L’économique et la perspective culturelle
L’appareil d’analyse conventionnel est avant tout orienté vers la saisie de ce qui se passe en Occident. Il s’applique plus au cadre de la société positiviste et technicienne – réalité occidentale – qu’à celui de la civilisation et de la culture – réalités humaines. Le réalisme exige de cesser de contourner les constats et les vérités qui, pense-t-on, froissent l’amour-propre. Si l’on convient que la longue léthargie du sous-développement n’est pas due – exclusivement et dans son essence – à des obstacles économiques, à un manque de ressources, on s’aperçoit de l’existence d’entraves souterraines nées du comportement humain et des pesanteurs socioculturelles.
Si alors nous tenons pour acquis que le processus de changement est suscité et entretenu en partie par des attributs socioculturels, nous pouvons décider de la place que les facteurs non mesurables doivent occuper dans le champ économique.

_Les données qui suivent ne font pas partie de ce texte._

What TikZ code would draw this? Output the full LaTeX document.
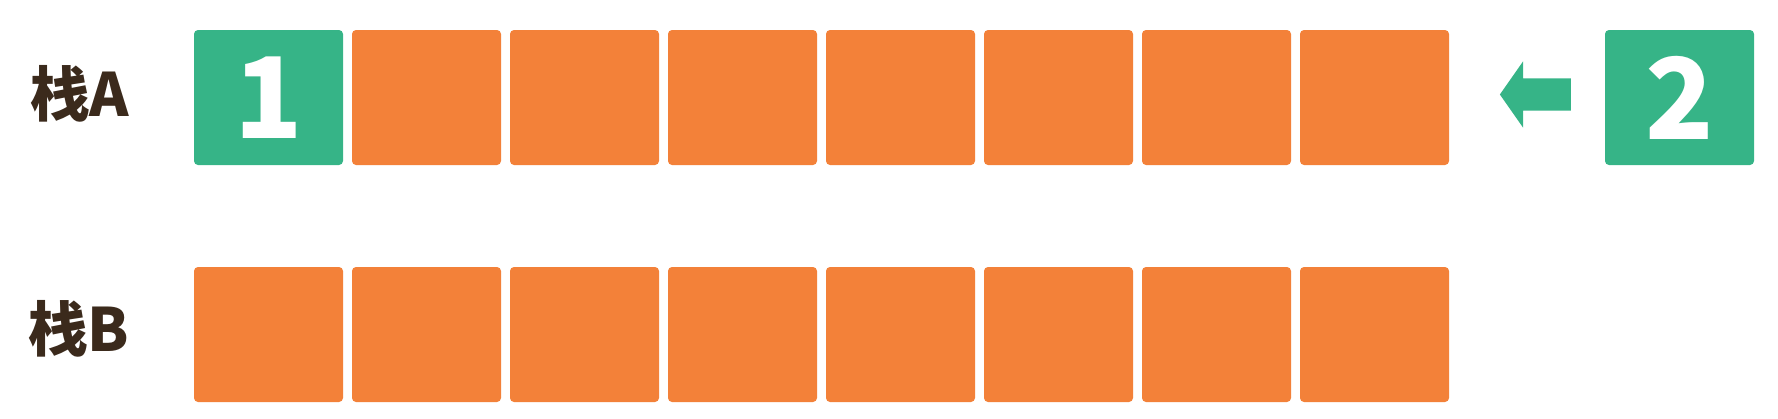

Si nous admettons enfin que le développement en tant qu’action suppose la transformation des hommes eux-mêmes, nous pouvons prendre acte des freins dus à l’emprise d’une psychologie de dépendance sur les peuples du Sud.
Si, a contrario, il convient de faire grand cas de l’homme, le bien-être et le progrès peuvent-ils être assurés sans assise économique ? Que fait-on des composantes matérielles (infrastructures, nourriture, accès à l’éducation, santé) ?... C’est précisément cette façon de poser les questions qui maintient la confusion et qui fait que la plupart des débats économiques et politiques font silence sur des aspects primordiaux. L’ankylose culturelle, le laxisme social, l’esprit de démission, le népotisme, les phénomènes d’aliénation sont depuis longtemps remisés par les économistes au « magasin des accessoires ».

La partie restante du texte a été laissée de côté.